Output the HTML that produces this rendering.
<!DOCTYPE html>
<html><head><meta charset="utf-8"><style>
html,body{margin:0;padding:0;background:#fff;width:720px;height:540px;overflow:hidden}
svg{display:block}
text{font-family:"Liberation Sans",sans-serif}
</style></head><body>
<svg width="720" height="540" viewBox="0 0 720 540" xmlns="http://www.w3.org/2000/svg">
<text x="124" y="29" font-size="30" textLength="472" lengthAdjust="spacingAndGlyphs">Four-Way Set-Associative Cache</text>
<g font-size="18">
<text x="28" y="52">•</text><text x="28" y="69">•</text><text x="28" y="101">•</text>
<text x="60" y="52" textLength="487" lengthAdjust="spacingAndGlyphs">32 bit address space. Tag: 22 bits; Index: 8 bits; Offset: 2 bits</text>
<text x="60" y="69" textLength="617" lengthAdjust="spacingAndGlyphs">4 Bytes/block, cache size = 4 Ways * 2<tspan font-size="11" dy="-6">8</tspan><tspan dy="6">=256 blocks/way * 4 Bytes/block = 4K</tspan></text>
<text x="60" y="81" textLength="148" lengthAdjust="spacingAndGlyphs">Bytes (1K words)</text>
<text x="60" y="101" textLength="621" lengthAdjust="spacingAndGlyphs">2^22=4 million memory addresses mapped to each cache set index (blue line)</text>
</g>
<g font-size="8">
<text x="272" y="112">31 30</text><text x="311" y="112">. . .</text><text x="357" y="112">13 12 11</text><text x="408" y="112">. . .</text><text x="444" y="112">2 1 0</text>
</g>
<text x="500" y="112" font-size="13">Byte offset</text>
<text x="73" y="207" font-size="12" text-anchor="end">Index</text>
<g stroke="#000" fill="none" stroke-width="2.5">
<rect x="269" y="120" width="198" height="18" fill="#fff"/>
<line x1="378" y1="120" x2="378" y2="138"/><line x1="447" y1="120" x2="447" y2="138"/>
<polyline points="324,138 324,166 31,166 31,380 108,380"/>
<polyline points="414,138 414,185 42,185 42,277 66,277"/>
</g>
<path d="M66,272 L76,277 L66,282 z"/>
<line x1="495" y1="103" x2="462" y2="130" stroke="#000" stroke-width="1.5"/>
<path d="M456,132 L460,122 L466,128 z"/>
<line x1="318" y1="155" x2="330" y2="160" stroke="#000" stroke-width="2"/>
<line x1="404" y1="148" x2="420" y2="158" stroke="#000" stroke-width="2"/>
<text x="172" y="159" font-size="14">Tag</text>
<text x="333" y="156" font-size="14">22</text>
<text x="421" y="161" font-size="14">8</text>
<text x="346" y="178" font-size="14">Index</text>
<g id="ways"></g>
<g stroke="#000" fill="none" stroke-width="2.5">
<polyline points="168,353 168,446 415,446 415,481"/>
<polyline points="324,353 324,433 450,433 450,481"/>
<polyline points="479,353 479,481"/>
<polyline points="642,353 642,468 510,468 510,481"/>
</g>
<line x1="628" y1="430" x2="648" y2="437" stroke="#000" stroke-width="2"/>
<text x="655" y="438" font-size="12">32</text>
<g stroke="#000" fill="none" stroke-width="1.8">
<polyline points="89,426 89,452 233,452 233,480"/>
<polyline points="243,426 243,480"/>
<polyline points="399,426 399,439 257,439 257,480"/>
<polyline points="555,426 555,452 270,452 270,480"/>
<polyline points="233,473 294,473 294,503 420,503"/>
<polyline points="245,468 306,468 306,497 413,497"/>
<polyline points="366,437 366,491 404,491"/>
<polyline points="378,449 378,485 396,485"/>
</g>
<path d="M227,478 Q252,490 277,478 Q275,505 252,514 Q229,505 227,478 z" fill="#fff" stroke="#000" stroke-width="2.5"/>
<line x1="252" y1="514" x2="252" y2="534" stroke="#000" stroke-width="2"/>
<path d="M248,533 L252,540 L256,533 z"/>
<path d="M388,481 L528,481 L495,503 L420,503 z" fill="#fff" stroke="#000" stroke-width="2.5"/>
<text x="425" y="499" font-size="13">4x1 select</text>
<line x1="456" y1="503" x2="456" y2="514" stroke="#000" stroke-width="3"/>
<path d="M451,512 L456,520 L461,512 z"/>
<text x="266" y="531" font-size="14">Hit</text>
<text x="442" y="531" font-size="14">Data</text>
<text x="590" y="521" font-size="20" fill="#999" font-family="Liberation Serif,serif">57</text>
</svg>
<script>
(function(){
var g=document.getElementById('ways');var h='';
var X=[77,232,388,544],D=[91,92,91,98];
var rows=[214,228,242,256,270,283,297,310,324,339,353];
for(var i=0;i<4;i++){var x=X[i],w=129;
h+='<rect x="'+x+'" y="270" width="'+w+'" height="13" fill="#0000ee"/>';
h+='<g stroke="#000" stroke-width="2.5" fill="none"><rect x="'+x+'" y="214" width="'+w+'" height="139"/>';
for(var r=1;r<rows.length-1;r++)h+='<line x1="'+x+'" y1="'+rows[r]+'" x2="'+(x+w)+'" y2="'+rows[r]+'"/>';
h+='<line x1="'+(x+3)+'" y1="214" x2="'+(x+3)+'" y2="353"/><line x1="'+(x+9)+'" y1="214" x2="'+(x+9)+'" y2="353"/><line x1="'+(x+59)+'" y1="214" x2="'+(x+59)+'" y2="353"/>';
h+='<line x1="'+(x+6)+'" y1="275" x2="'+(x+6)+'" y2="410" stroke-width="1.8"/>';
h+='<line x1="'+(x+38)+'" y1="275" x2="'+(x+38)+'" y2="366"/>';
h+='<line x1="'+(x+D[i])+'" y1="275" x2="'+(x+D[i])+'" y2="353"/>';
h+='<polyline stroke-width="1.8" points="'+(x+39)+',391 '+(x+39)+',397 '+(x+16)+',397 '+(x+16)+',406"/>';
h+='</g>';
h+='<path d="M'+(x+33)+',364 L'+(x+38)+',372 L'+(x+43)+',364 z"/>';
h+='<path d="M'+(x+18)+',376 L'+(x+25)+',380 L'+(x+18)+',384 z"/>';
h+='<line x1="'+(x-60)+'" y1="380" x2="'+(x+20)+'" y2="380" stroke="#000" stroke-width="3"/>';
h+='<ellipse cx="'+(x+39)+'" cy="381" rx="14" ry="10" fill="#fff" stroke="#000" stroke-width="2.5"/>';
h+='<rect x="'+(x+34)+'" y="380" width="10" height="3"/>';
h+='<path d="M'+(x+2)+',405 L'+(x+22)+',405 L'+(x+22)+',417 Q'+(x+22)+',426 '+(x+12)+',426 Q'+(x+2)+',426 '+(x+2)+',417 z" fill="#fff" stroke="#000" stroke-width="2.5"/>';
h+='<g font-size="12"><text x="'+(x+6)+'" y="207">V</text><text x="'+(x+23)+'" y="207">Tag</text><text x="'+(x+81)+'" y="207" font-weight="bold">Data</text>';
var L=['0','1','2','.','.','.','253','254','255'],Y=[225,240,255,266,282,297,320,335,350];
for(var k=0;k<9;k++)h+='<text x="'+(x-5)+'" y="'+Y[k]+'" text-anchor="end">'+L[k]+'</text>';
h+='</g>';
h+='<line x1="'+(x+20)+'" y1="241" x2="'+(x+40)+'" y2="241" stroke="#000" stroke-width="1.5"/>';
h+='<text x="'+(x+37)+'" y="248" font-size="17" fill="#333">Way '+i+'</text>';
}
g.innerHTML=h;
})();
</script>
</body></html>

DIRECTIONS FOR THIS TASK |
Each line above must be reproduced exactly as it stands.

ANSWER BELOW |
Output the HTML that produces this rendering.
<!DOCTYPE html>
<html><head><meta charset="utf-8"><style>
html,body{margin:0;padding:0;background:#fff;width:720px;height:540px;overflow:hidden}
svg{display:block}
text{font-family:"Liberation Sans",sans-serif}
</style></head><body>
<svg width="720" height="540" viewBox="0 0 720 540" xmlns="http://www.w3.org/2000/svg">
<text x="124" y="29" font-size="30" textLength="472" lengthAdjust="spacingAndGlyphs">Four-Way Set-Associative Cache</text>
<g font-size="18">
<text x="28" y="52">•</text><text x="28" y="69">•</text><text x="28" y="101">•</text>
<text x="60" y="52" textLength="487" lengthAdjust="spacingAndGlyphs">32 bit address space. Tag: 22 bits; Index: 8 bits; Offset: 2 bits</text>
<text x="60" y="69" textLength="617" lengthAdjust="spacingAndGlyphs">4 Bytes/block, cache size = 4 Ways * 2<tspan font-size="11" dy="-6">8</tspan><tspan dy="6">=256 blocks/way * 4 Bytes/block = 4K</tspan></text>
<text x="60" y="81" textLength="148" lengthAdjust="spacingAndGlyphs">Bytes (1K words)</text>
<text x="60" y="101" textLength="621" lengthAdjust="spacingAndGlyphs">2^22=4 million memory addresses mapped to each cache set index (blue line)</text>
</g>
<g font-size="8">
<text x="272" y="112">31 30</text><text x="311" y="112">. . .</text><text x="357" y="112">13 12 11</text><text x="408" y="112">. . .</text><text x="444" y="112">2 1 0</text>
</g>
<text x="500" y="112" font-size="13">Byte offset</text>
<text x="73" y="207" font-size="12" text-anchor="end">Index</text>
<g stroke="#000" fill="none" stroke-width="2.5">
<rect x="269" y="120" width="198" height="18" fill="#fff"/>
<line x1="378" y1="120" x2="378" y2="138"/><line x1="447" y1="120" x2="447" y2="138"/>
<polyline points="324,138 324,166 31,166 31,380 108,380"/>
<polyline points="414,138 414,185 42,185 42,277 66,277"/>
</g>
<path d="M66,272 L76,277 L66,282 z"/>
<line x1="495" y1="103" x2="462" y2="130" stroke="#000" stroke-width="1.5"/>
<path d="M456,132 L460,122 L466,128 z"/>
<line x1="318" y1="155" x2="330" y2="160" stroke="#000" stroke-width="2"/>
<line x1="404" y1="148" x2="420" y2="158" stroke="#000" stroke-width="2"/>
<text x="172" y="159" font-size="14">Tag</text>
<text x="333" y="156" font-size="14">22</text>
<text x="421" y="161" font-size="14">8</text>
<text x="346" y="178" font-size="14">Index</text>
<g id="ways"></g>
<g stroke="#000" fill="none" stroke-width="2.5">
<polyline points="168,353 168,446 415,446 415,481"/>
<polyline points="324,353 324,433 450,433 450,481"/>
<polyline points="479,353 479,481"/>
<polyline points="642,353 642,468 510,468 510,481"/>
</g>
<line x1="628" y1="430" x2="648" y2="437" stroke="#000" stroke-width="2"/>
<text x="655" y="438" font-size="12">32</text>
<g stroke="#000" fill="none" stroke-width="1.8">
<polyline points="89,426 89,452 233,452 233,480"/>
<polyline points="243,426 243,480"/>
<polyline points="399,426 399,439 257,439 257,480"/>
<polyline points="555,426 555,452 270,452 270,480"/>
<polyline points="233,473 294,473 294,503 420,503"/>
<polyline points="245,468 306,468 306,497 413,497"/>
<polyline points="366,437 366,491 404,491"/>
<polyline points="378,449 378,485 396,485"/>
</g>
<path d="M227,478 Q252,490 277,478 Q275,505 252,514 Q229,505 227,478 z" fill="#fff" stroke="#000" stroke-width="2.5"/>
<line x1="252" y1="514" x2="252" y2="534" stroke="#000" stroke-width="2"/>
<path d="M248,533 L252,540 L256,533 z"/>
<path d="M388,481 L528,481 L495,503 L420,503 z" fill="#fff" stroke="#000" stroke-width="2.5"/>
<text x="425" y="499" font-size="13">4x1 select</text>
<line x1="456" y1="503" x2="456" y2="514" stroke="#000" stroke-width="3"/>
<path d="M451,512 L456,520 L461,512 z"/>
<text x="266" y="531" font-size="14">Hit</text>
<text x="442" y="531" font-size="14">Data</text>
<text x="590" y="521" font-size="20" fill="#999" font-family="Liberation Serif,serif">57</text>
</svg>
<script>
(function(){
var g=document.getElementById('ways');var h='';
var X=[77,232,388,544],D=[91,92,91,98];
var rows=[214,228,242,256,270,283,297,310,324,339,353];
for(var i=0;i<4;i++){var x=X[i],w=129;
h+='<rect x="'+x+'" y="270" width="'+w+'" height="13" fill="#0000ee"/>';
h+='<g stroke="#000" stroke-width="2.5" fill="none"><rect x="'+x+'" y="214" width="'+w+'" height="139"/>';
for(var r=1;r<rows.length-1;r++)h+='<line x1="'+x+'" y1="'+rows[r]+'" x2="'+(x+w)+'" y2="'+rows[r]+'"/>';
h+='<line x1="'+(x+3)+'" y1="214" x2="'+(x+3)+'" y2="353"/><line x1="'+(x+9)+'" y1="214" x2="'+(x+9)+'" y2="353"/><line x1="'+(x+59)+'" y1="214" x2="'+(x+59)+'" y2="353"/>';
h+='<line x1="'+(x+6)+'" y1="275" x2="'+(x+6)+'" y2="410" stroke-width="1.8"/>';
h+='<line x1="'+(x+38)+'" y1="275" x2="'+(x+38)+'" y2="366"/>';
h+='<line x1="'+(x+D[i])+'" y1="275" x2="'+(x+D[i])+'" y2="353"/>';
h+='<polyline stroke-width="1.8" points="'+(x+39)+',391 '+(x+39)+',397 '+(x+16)+',397 '+(x+16)+',406"/>';
h+='</g>';
h+='<path d="M'+(x+33)+',364 L'+(x+38)+',372 L'+(x+43)+',364 z"/>';
h+='<path d="M'+(x+18)+',376 L'+(x+25)+',380 L'+(x+18)+',384 z"/>';
h+='<line x1="'+(x-60)+'" y1="380" x2="'+(x+20)+'" y2="380" stroke="#000" stroke-width="3"/>';
h+='<ellipse cx="'+(x+39)+'" cy="381" rx="14" ry="10" fill="#fff" stroke="#000" stroke-width="2.5"/>';
h+='<rect x="'+(x+34)+'" y="380" width="10" height="3"/>';
h+='<path d="M'+(x+2)+',405 L'+(x+22)+',405 L'+(x+22)+',417 Q'+(x+22)+',426 '+(x+12)+',426 Q'+(x+2)+',426 '+(x+2)+',417 z" fill="#fff" stroke="#000" stroke-width="2.5"/>';
h+='<g font-size="12"><text x="'+(x+6)+'" y="207">V</text><text x="'+(x+23)+'" y="207">Tag</text><text x="'+(x+81)+'" y="207" font-weight="bold">Data</text>';
var L=['0','1','2','.','.','.','253','254','255'],Y=[225,240,255,266,282,297,320,335,350];
for(var k=0;k<9;k++)h+='<text x="'+(x-5)+'" y="'+Y[k]+'" text-anchor="end">'+L[k]+'</text>';
h+='</g>';
h+='<line x1="'+(x+20)+'" y1="241" x2="'+(x+40)+'" y2="241" stroke="#000" stroke-width="1.5"/>';
h+='<text x="'+(x+37)+'" y="248" font-size="17" fill="#333">Way '+i+'</text>';
}
g.innerHTML=h;
})();
</script>
</body></html>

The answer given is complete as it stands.